EGAN: Well, the media everywhere made that the whole thing. I never had a case. And I believe that the cases I had were each handled just exactly as they should have been.

I worry that anybody who’s heading anything who doesn’t expect that there’s going to be an emphasis that becomes overshadowing, that’s going to happen. You’ve got to make your peace with that and if you have any sense about yourself, go ahead and do what needs to be done and be successful in that. Now for a priest or Bishop, that’s serving the diocese.

They can talk about sex abuse or talk about their concern about finance—that’s alright. I believe the sex abuse thing was incredibly good.

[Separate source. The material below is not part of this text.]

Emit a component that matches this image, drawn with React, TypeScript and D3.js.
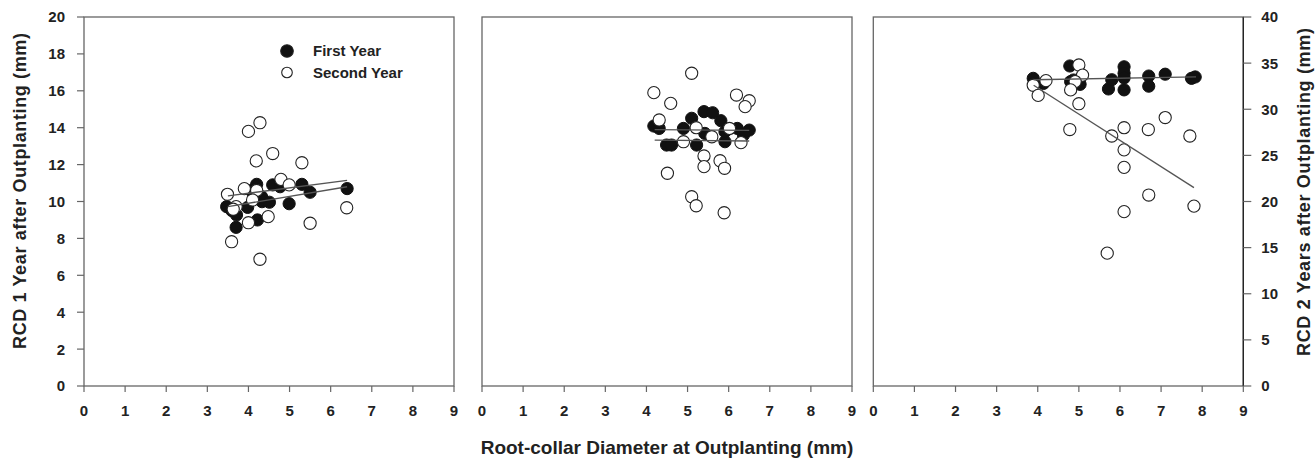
import * as d3 from "d3";

// x = RCD at outplanting (mm), y = RCD after outplanting (mm)
const p1First = [
  [3.47, 9.72], [3.6, 9.5], [3.7, 8.6], [3.71, 9.27], [3.98, 9.68], [4.06, 10.6],
  [4.2, 10.93], [4.22, 9.0], [4.32, 10.26], [4.33, 9.99], [4.51, 9.96], [4.59, 10.9],
  [4.77, 10.8], [4.99, 9.88], [5.3, 10.93], [5.5, 10.5], [6.4, 10.7],
];
const p1Second = [
  [4.28, 14.27], [4.0, 13.8], [4.59, 12.6], [4.19, 12.2], [5.3, 12.1], [4.79, 11.2],
  [4.99, 10.9], [3.9, 10.7], [4.2, 10.6], [3.49, 10.39], [4.1, 10.08], [3.7, 9.72],
  [3.63, 9.58], [4.48, 9.18], [4.0, 8.85], [5.5, 8.82], [6.39, 9.66], [3.59, 7.82],
  [4.28, 6.87],
];
const p2First = [
  [4.18, 14.09], [4.31, 13.96], [4.49, 13.06], [4.61, 13.06], [4.9, 13.96], [5.1, 14.51],
  [5.22, 13.06], [5.4, 14.87], [5.61, 14.81], [5.81, 14.38], [5.42, 13.69], [5.91, 13.24],
  [5.91, 13.78], [6.21, 13.96], [6.36, 13.6], [6.5, 13.87],
];
const p2Second = [
  [5.1, 16.95], [4.18, 15.9], [4.59, 15.32], [6.19, 15.77], [6.5, 15.46], [6.4, 15.14],
  [4.31, 14.42], [5.21, 14.0], [6.02, 13.96], [5.59, 13.51], [4.9, 13.24], [6.3, 13.19],
  [5.4, 12.47], [5.4, 11.89], [5.79, 12.21], [5.9, 11.8], [4.51, 11.53], [5.1, 10.26],
  [5.21, 9.77], [5.89, 9.39],
];
const p3First = [
  [3.89, 33.35], [4.14, 32.8], [4.78, 34.69], [4.8, 33.0], [4.87, 33.17], [5.03, 32.7],
  [5.72, 32.2], [5.8, 33.2], [6.1, 34.6], [6.1, 33.9], [6.1, 33.4], [6.1, 32.1],
  [6.7, 33.6], [6.7, 32.5], [7.1, 33.8], [7.74, 33.35], [7.83, 33.5],
];
const p3Second = [
  [3.89, 32.6], [4.2, 33.1], [4.01, 31.5], [5.0, 34.8], [5.09, 33.7], [4.91, 33.0],
  [4.8, 32.1], [5.0, 30.6], [4.78, 27.8], [5.8, 27.1], [6.1, 28.0], [6.69, 27.8],
  [7.1, 29.1], [7.7, 27.1], [6.1, 25.6], [6.1, 23.7], [6.7, 20.7], [7.8, 19.5],
  [6.1, 18.9], [5.69, 14.4],
];

// regression lines: [x0, y0, x1, y1]
const p1Fits = [[3.5, 9.72, 6.4, 10.8], [3.5, 10.3, 6.4, 11.15]];
const p2Fits = [[4.2, 13.9, 6.5, 13.85], [4.2, 13.33, 6.5, 13.28]];
const p3Fits = [[3.9, 33.2, 7.85, 33.5], [3.9, 32.6, 7.8, 21.5]];

const xTicks = [0, 1, 2, 3, 4, 5, 6, 7, 8, 9];
const leftTicks = [0, 2, 4, 6, 8, 10, 12, 14, 16, 18, 20];
const rightTicks = [0, 5, 10, 15, 20, 25, 30, 35, 40];
const legendLabels = ["First Year", "Second Year"];

const TOP = 17;
const BOTTOM = 386;
const PANEL_LEFT = [84, 482, 873.3];
const PANEL_W = 370;
const FONT = "'Liberation Sans', Arial, sans-serif";
const INK = "#222";
const FRAME = "#666";

const panels = [
  { first: p1First, second: p1Second, fits: p1Fits, yMax: 20 },
  { first: p2First, second: p2Second, fits: p2Fits, yMax: 20 },
  { first: p3First, second: p3Second, fits: p3Fits, yMax: 40 },
];

const Panel = ({ idx }) => {
  const p = panels[idx];
  const left = PANEL_LEFT[idx];
  const x = d3.scaleLinear().domain([0, 9]).range([left, left + PANEL_W]);
  const y = d3.scaleLinear().domain([0, p.yMax]).range([BOTTOM, TOP]);
  const r = 6.1;
  return (
    <g>
      <rect x={left} y={TOP} width={PANEL_W} height={BOTTOM - TOP} fill="none" stroke={FRAME} strokeWidth={1.3} />
      {xTicks.map((t) => (
        <g key={t}>
          <line x1={x(t)} x2={x(t)} y1={BOTTOM} y2={BOTTOM + 6} stroke={FRAME} strokeWidth={1.2} />
          <text x={x(t)} y={BOTTOM + 30} textAnchor="middle" fontSize={15} fontWeight="bold" fill={INK} fontFamily={FONT}>
            {t}
          </text>
        </g>
      ))}
      {p.first.map((d, i) => (
        <circle key={"f" + i} cx={x(d[0])} cy={y(d[1])} r={r} fill="#111" stroke="#111" strokeWidth={1} />
      ))}
      {p.second.map((d, i) => (
        <circle key={"s" + i} cx={x(d[0])} cy={y(d[1])} r={r} fill="white" stroke="#222" strokeWidth={1.1} />
      ))}
      {p.fits.map((f, i) => (
        <line key={"l" + i} x1={x(f[0])} y1={y(f[1])} x2={x(f[2])} y2={y(f[3])} stroke="#555" strokeWidth={1.3} />
      ))}
    </g>
  );
};

export default function App() {
  const yLeft = d3.scaleLinear().domain([0, 20]).range([BOTTOM, TOP]);
  const yRight = d3.scaleLinear().domain([0, 40]).range([BOTTOM, TOP]);
  const rightX = PANEL_LEFT[2] + PANEL_W;
  return (
    <svg width={1316} height={458} style={{ position: "absolute", left: 0, top: 0, background: "white" }}>
      {[0, 1, 2].map((i) => (
        <Panel key={i} idx={i} />
      ))}
      {/* left axis */}
      {leftTicks.map((t) => (
        <g key={t}>
          <line x1={PANEL_LEFT[0] - 7} x2={PANEL_LEFT[0]} y1={yLeft(t)} y2={yLeft(t)} stroke={FRAME} strokeWidth={1.2} />
          <text x={65} y={yLeft(t)} dy="0.36em" textAnchor="end" fontSize={15} fontWeight="bold" fill={INK} fontFamily={FONT}>
            {t}
          </text>
        </g>
      ))}
      {/* right axis */}
      <line x1={rightX} x2={rightX} y1={TOP} y2={BOTTOM} stroke="#222" strokeWidth={1.3} />
      {rightTicks.map((t) => (
        <g key={t}>
          <line x1={rightX} x2={rightX + 8} y1={yRight(t)} y2={yRight(t)} stroke={FRAME} strokeWidth={1.2} />
          <text x={rightX + 18} y={yRight(t)} dy="0.36em" textAnchor="start" fontSize={15} fontWeight="bold" fill={INK} fontFamily={FONT}>
            {t}
          </text>
        </g>
      ))}
      {/* legend */}
      {legendLabels.map((l, i) => (
        <g key={l}>
          <circle cx={287} cy={51 + i * 21.5} r={i === 0 ? 6.3 : 5.3} fill={i === 0 ? "#111" : "white"} stroke="#222" strokeWidth={1.1} />
          <text x={313} y={51 + i * 21.5} dy="0.36em" fontSize={15} fontWeight="bold" fill={INK} fontFamily={FONT}>
            {l}
          </text>
        </g>
      ))}
      <text transform="translate(26, 191) rotate(-90)" textAnchor="middle" fontSize={18} fontWeight="bold" fill={INK} fontFamily={FONT} textLength={316} lengthAdjust="spacing">
        RCD 1 Year after Outplanting (mm)
      </text>
      <text transform="translate(1310, 192) rotate(-90)" textAnchor="middle" fontSize={18} fontWeight="bold" fill={INK} fontFamily={FONT} textLength={328} lengthAdjust="spacing">
        RCD 2 Years after Outplanting (mm)
      </text>
      <text x={667} y={454} textAnchor="middle" fontSize={19} fontWeight="bold" fill={INK} fontFamily={FONT}>
        Root-collar Diameter at Outplanting (mm)
      </text>
    </svg>
  );
}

CT Magazine: Do you mean ‘good’ in that positive changes came about as a result of the crisis?

EGAN: Good that…the record, I think, is an excellent record. And the fact that sex abuse becomes overpowering in people’s eyes, that’s a part of life.

CT Magazine: One criticism of your tenure in the Bridgeport diocese was that you refused to meet with victims of sexual abuse.

EGAN: First of all, I couldn’t apologize for something that happened when I wasn’t there. Furthermore, every one of those cases was in litigation before a court, or threatened to be, and every one was handled correctly. I had the first fellow dismissed and the Holy See didn’t allow us to do that anymore, right?, and I handled every case exactly the right, I never hesitated to have the very finest treatment, the very finest of everything. And not any of them did anything out of line. If I was sure, I couldn’t do anything, if I wasn’t sure, I controlled them. No one could have done any better and if there was any mistake in any of that—I’m sorry—but I don’t think there was any mistake at all.

CT Magazine: In 2002, you wrote a letter to parishioners in which you said, “If in hindsight we discover that mistakes may have been made as regards prompt removal of priests and assistance to victims, I am deeply sorry.”

EGAN: First of all, I should never have said that. I did say if we did anything wrong, I’m sorry, but I don’t think we did anything wrong. But I hate to go back over this. I think there’s more to life than that one issue, especially when I had no cases.